• [The task]:
Retype the lines from the first one in the records down to the line containing "lw=1.9, solid_capstyle='butt', zorder=2)", counting both, and leave out any pictures.

• [Data]:
________________

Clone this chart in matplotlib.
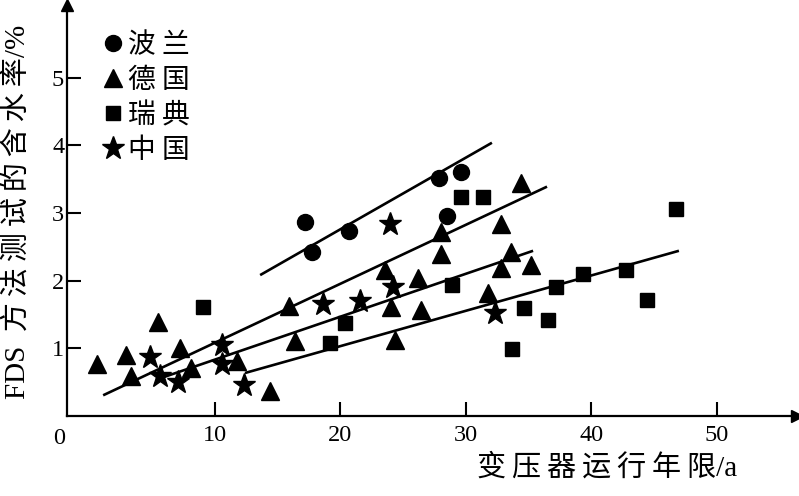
import matplotlib
matplotlib.use("Agg")
import matplotlib.pyplot as plt

# ---------------- data ----------------
poland_x = [17.20, 17.76, 20.71, 27.88, 29.63, 28.51]
poland_y = [2.87, 2.42, 2.73, 3.52, 3.61, 2.96]

germany_x = [0.63, 2.94, 3.34, 5.49, 7.24, 8.12, 11.78, 14.41, 15.93, 16.41,
             23.58, 26.21, 24.06, 26.45, 24.37, 28.04, 28.04, 34.41, 32.82,
             33.62, 32.82, 35.21, 31.78]
germany_y = [0.76, 0.90, 0.59, 1.39, 1.00, 0.70, 0.81, 0.36, 1.62, 1.10,
             2.16, 2.04, 1.61, 1.56, 1.12, 2.72, 2.39, 3.45, 2.84,
             2.42, 2.19, 2.23, 1.82]

sweden_x = [9.08, 19.19, 20.39, 28.91, 29.63, 31.39, 33.72, 34.68, 36.57,
            37.21, 39.36, 42.78, 44.46, 46.77]
sweden_y = [1.61, 1.08, 1.37, 1.93, 3.24, 3.24, 0.99, 1.59, 1.42,
            1.90, 2.10, 2.16, 1.71, 3.06]

china_x = [4.85, 5.65, 7.08, 10.59, 10.59, 12.34, 18.64, 21.59, 24.21, 23.98, 32.34]
china_y = [0.87, 0.59, 0.50, 1.05, 0.76, 0.45, 1.65, 1.70, 1.90, 2.84, 1.52]

# trend lines: (x_start, x_end), (y_start, y_end)
trend_x = [[13.63, 32.10], [1.12, 36.49], [5.33, 35.38], [12.42, 47.00]]
trend_y = [[2.08, 4.04], [0.30, 3.39], [0.53, 2.44], [0.63, 2.44]]

series_labels = ["波 兰", "德 国", "瑞 典", "中 国"]
x_ticks = [10, 20, 30, 40, 50]
y_ticks = [1, 2, 3, 4, 5]
TS = "\u2009"  # thin space used for the spaced-out typesetting of the titles
x_label = TS.join("变压器运行年限") + "/a"
y_label = "FDS  " + TS.join("方法测试的含水率") + "/%"

# ---------------- figure ----------------
plt.rcParams['font.family'] = ['Liberation Serif', 'Noto Sans CJK SC', 'DejaVu Sans']

W, H = 799, 496
fig = plt.figure(figsize=(W / 100, H / 100), dpi=100)
ax = fig.add_axes([67 / W, (H - 415.55) / H, (797 - 67) / W, (415.55 - 5) / H])

ax.set_xlim(-1.76, 56.41)
ax.set_ylim(0, 6.08)

for xs, ys in zip(trend_x, trend_y):
    ax.plot(xs, ys, color='black', lw=1.9, solid_capstyle='butt', zorder=2)

h1, = ax.plot(poland_x, poland_y, 'o', color='black', ms=11.5, ls='none', zorder=3)
h2, = ax.plot(germany_x, germany_y, '^', color='black', ms=13.5, ls='none', zorder=3)
h3, = ax.plot(sweden_x, sweden_y, 's', color='black', ms=10, ls='none', zorder=3)
h4, = ax.plot(china_x, china_y, '*', color='black', ms=17, ls='none', zorder=3)

leg = ax.legend([h1, h2, h3, h4], series_labels, loc='upper left',
                bbox_to_anchor=(0.048, 0.939), frameon=False,
                prop={'family': ['Noto Sans CJK SC', 'Liberation Serif'], 'size': 20},
                handlelength=0.8, handletextpad=0.15, labelspacing=0.18,
                borderpad=0.0, borderaxespad=0.0, markerscale=1.0)

for s in ['top', 'right']:
    ax.spines[s].set_visible(False)
for s in ['left', 'bottom']:
    ax.spines[s].set_linewidth(1.6)

ax.set_xticks(x_ticks)
ax.set_xticklabels([str(v) for v in x_ticks])
ax.set_yticks(y_ticks)
ax.set_yticklabels([str(v) for v in y_ticks])
ax.tick_params(direction='in', length=10, width=1.5, labelsize=17.5)
ax.tick_params(axis='x', pad=7)
ax.tick_params(axis='y', pad=2)

# origin label
ax.annotate('0', xy=(0, 0), xycoords='axes fraction', xytext=(-8, -23),
            textcoords='offset pixels', ha='center', va='center', fontsize=17.5)

# arrow heads
ax.plot(1, 0, marker='>', color='black', ms=9, transform=ax.transAxes, clip_on=False)
ax.plot(0, 1, marker='^', color='black', ms=9, transform=ax.transAxes, clip_on=False)

fig.text(607 / W, 1 - 468 / H, x_label, ha='center', va='center', fontsize=21)
fig.text(18 / W, 1 - 212 / H, y_label, ha='center', va='center', fontsize=21,
         rotation=90)

fig.savefig('out.png', dpi=100)
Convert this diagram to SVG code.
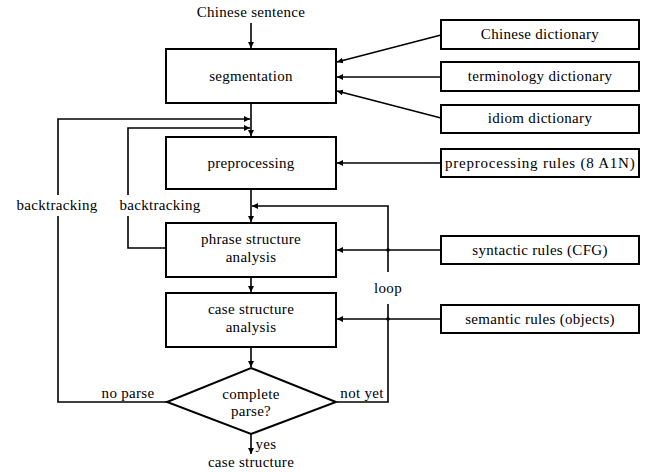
<svg xmlns="http://www.w3.org/2000/svg" width="647" height="472" viewBox="0 0 647 472">
<style>
.box{fill:#fff;stroke:#000;stroke-width:2}
.ln{fill:none;stroke:#000;stroke-width:1.6}
text{font-family:"Liberation Serif","Times New Roman",serif;font-size:15px;fill:#000;text-anchor:middle;letter-spacing:0.3px}
</style>
<defs>
<marker id="ar" viewBox="0 0 10 10" refX="10" refY="5" markerWidth="6" markerHeight="6" markerUnits="userSpaceOnUse" orient="auto">
<path d="M0,0 L10,5 L0,10 z" fill="#000"/>
</marker>
</defs>
<rect width="647" height="472" fill="#fff"/>
<g id="connectors">
<text x="251" y="17">Chinese sentence</text>
<path class="ln" d="M251,23 V48" marker-end="url(#ar)"/>
<path class="ln" d="M251,103 V136" marker-end="url(#ar)"/>
<path class="ln" d="M251,189 V222" marker-end="url(#ar)"/>
<path class="ln" d="M251,277 V292" marker-end="url(#ar)"/>
<path class="ln" d="M251,347 V367" marker-end="url(#ar)"/>
<path class="ln" d="M251,434 V454" marker-end="url(#ar)"/>
<text x="266" y="449">yes</text>
<text x="251" y="467">case structure</text>
<path class="ln" d="M441,35 L337,62" marker-end="url(#ar)"/>
<path class="ln" d="M441,77 H337" marker-end="url(#ar)"/>
<path class="ln" d="M441,118 L337,91" marker-end="url(#ar)"/>
<path class="ln" d="M441,163 H337" marker-end="url(#ar)"/>
<path class="ln" d="M441,250 H337" marker-end="url(#ar)"/>
<path class="ln" d="M441,319 H337" marker-end="url(#ar)"/>
<circle cx="388" cy="250" r="1.8"/>
<circle cx="388" cy="319" r="1.8"/>
<path class="ln" d="M337,402 H388 V304"/>
<path class="ln" d="M388,272 V206 H252" marker-end="url(#ar)"/>
<text x="388" y="293">loop</text>
<text x="362" y="398">not yet</text>
<path class="ln" d="M167,402 H58 V216"/>
<path class="ln" d="M58,195 V119 H250" marker-end="url(#ar)"/>
<text x="57" y="210">backtracking</text>
<text x="128" y="398">no parse</text>
<path class="ln" d="M166,248 H128 V216"/>
<path class="ln" d="M128,195 V128 H250" marker-end="url(#ar)"/>
<text x="160" y="210">backtracking</text>
</g>
<g id="segmentation"><rect class="box" x="166" y="49" width="170" height="54"/><text x="251" y="81">segmentation</text></g>
<g id="preprocessing"><rect class="box" x="166" y="137" width="170" height="52"/><text x="251" y="168">preprocessing</text></g>
<g id="phrase"><rect class="box" x="166" y="223" width="170" height="54"/><text x="251" y="244">phrase structure</text><text x="251" y="262">analysis</text></g>
<g id="case"><rect class="box" x="166" y="293" width="170" height="54"/><text x="251" y="314">case structure</text><text x="251" y="332">analysis</text></g>
<g id="decision"><path class="box" d="M251,368 L336,402 L251,434 L167,402 Z"/><text x="251" y="399">complete</text><text x="251" y="416">parse?</text></g>
<g id="chinese-dict"><rect class="box" x="441" y="20" width="198" height="29"/><text x="540" y="39">Chinese dictionary</text></g>
<g id="term-dict"><rect class="box" x="441" y="62" width="198" height="29"/><text x="540" y="81">terminology dictionary</text></g>
<g id="idiom-dict"><rect class="box" x="441" y="105" width="198" height="28"/><text x="540" y="123">idiom dictionary</text></g>
<g id="prep-rules"><rect class="box" x="441" y="149" width="198" height="28"/><text x="540" y="168" textLength="190" lengthAdjust="spacing">preprocessing rules (8 A1N)</text></g>
<g id="syn-rules"><rect class="box" x="441" y="236" width="198" height="28"/><text x="540" y="255">syntactic rules (CFG)</text></g>
<g id="sem-rules"><rect class="box" x="441" y="305" width="198" height="28"/><text x="540" y="324">semantic rules (objects)</text></g>
</svg>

________________

• [Task output]:
Clone this chart in matplotlib.
import matplotlib
matplotlib.use("Agg")
import matplotlib.pyplot as plt

# ---------------- data ----------------
poland_x = [17.20, 17.76, 20.71, 27.88, 29.63, 28.51]
poland_y = [2.87, 2.42, 2.73, 3.52, 3.61, 2.96]

germany_x = [0.63, 2.94, 3.34, 5.49, 7.24, 8.12, 11.78, 14.41, 15.93, 16.41,
             23.58, 26.21, 24.06, 26.45, 24.37, 28.04, 28.04, 34.41, 32.82,
             33.62, 32.82, 35.21, 31.78]
germany_y = [0.76, 0.90, 0.59, 1.39, 1.00, 0.70, 0.81, 0.36, 1.62, 1.10,
             2.16, 2.04, 1.61, 1.56, 1.12, 2.72, 2.39, 3.45, 2.84,
             2.42, 2.19, 2.23, 1.82]

sweden_x = [9.08, 19.19, 20.39, 28.91, 29.63, 31.39, 33.72, 34.68, 36.57,
            37.21, 39.36, 42.78, 44.46, 46.77]
sweden_y = [1.61, 1.08, 1.37, 1.93, 3.24, 3.24, 0.99, 1.59, 1.42,
            1.90, 2.10, 2.16, 1.71, 3.06]

china_x = [4.85, 5.65, 7.08, 10.59, 10.59, 12.34, 18.64, 21.59, 24.21, 23.98, 32.34]
china_y = [0.87, 0.59, 0.50, 1.05, 0.76, 0.45, 1.65, 1.70, 1.90, 2.84, 1.52]

# trend lines: (x_start, x_end), (y_start, y_end)
trend_x = [[13.63, 32.10], [1.12, 36.49], [5.33, 35.38], [12.42, 47.00]]
trend_y = [[2.08, 4.04], [0.30, 3.39], [0.53, 2.44], [0.63, 2.44]]

series_labels = ["波 兰", "德 国", "瑞 典", "中 国"]
x_ticks = [10, 20, 30, 40, 50]
y_ticks = [1, 2, 3, 4, 5]
TS = "\u2009"  # thin space used for the spaced-out typesetting of the titles
x_label = TS.join("变压器运行年限") + "/a"
y_label = "FDS  " + TS.join("方法测试的含水率") + "/%"

# ---------------- figure ----------------
plt.rcParams['font.family'] = ['Liberation Serif', 'Noto Sans CJK SC', 'DejaVu Sans']

W, H = 799, 496
fig = plt.figure(figsize=(W / 100, H / 100), dpi=100)
ax = fig.add_axes([67 / W, (H - 415.55) / H, (797 - 67) / W, (415.55 - 5) / H])

ax.set_xlim(-1.76, 56.41)
ax.set_ylim(0, 6.08)

for xs, ys in zip(trend_x, trend_y):
    ax.plot(xs, ys, color='black', lw=1.9, solid_capstyle='butt', zorder=2)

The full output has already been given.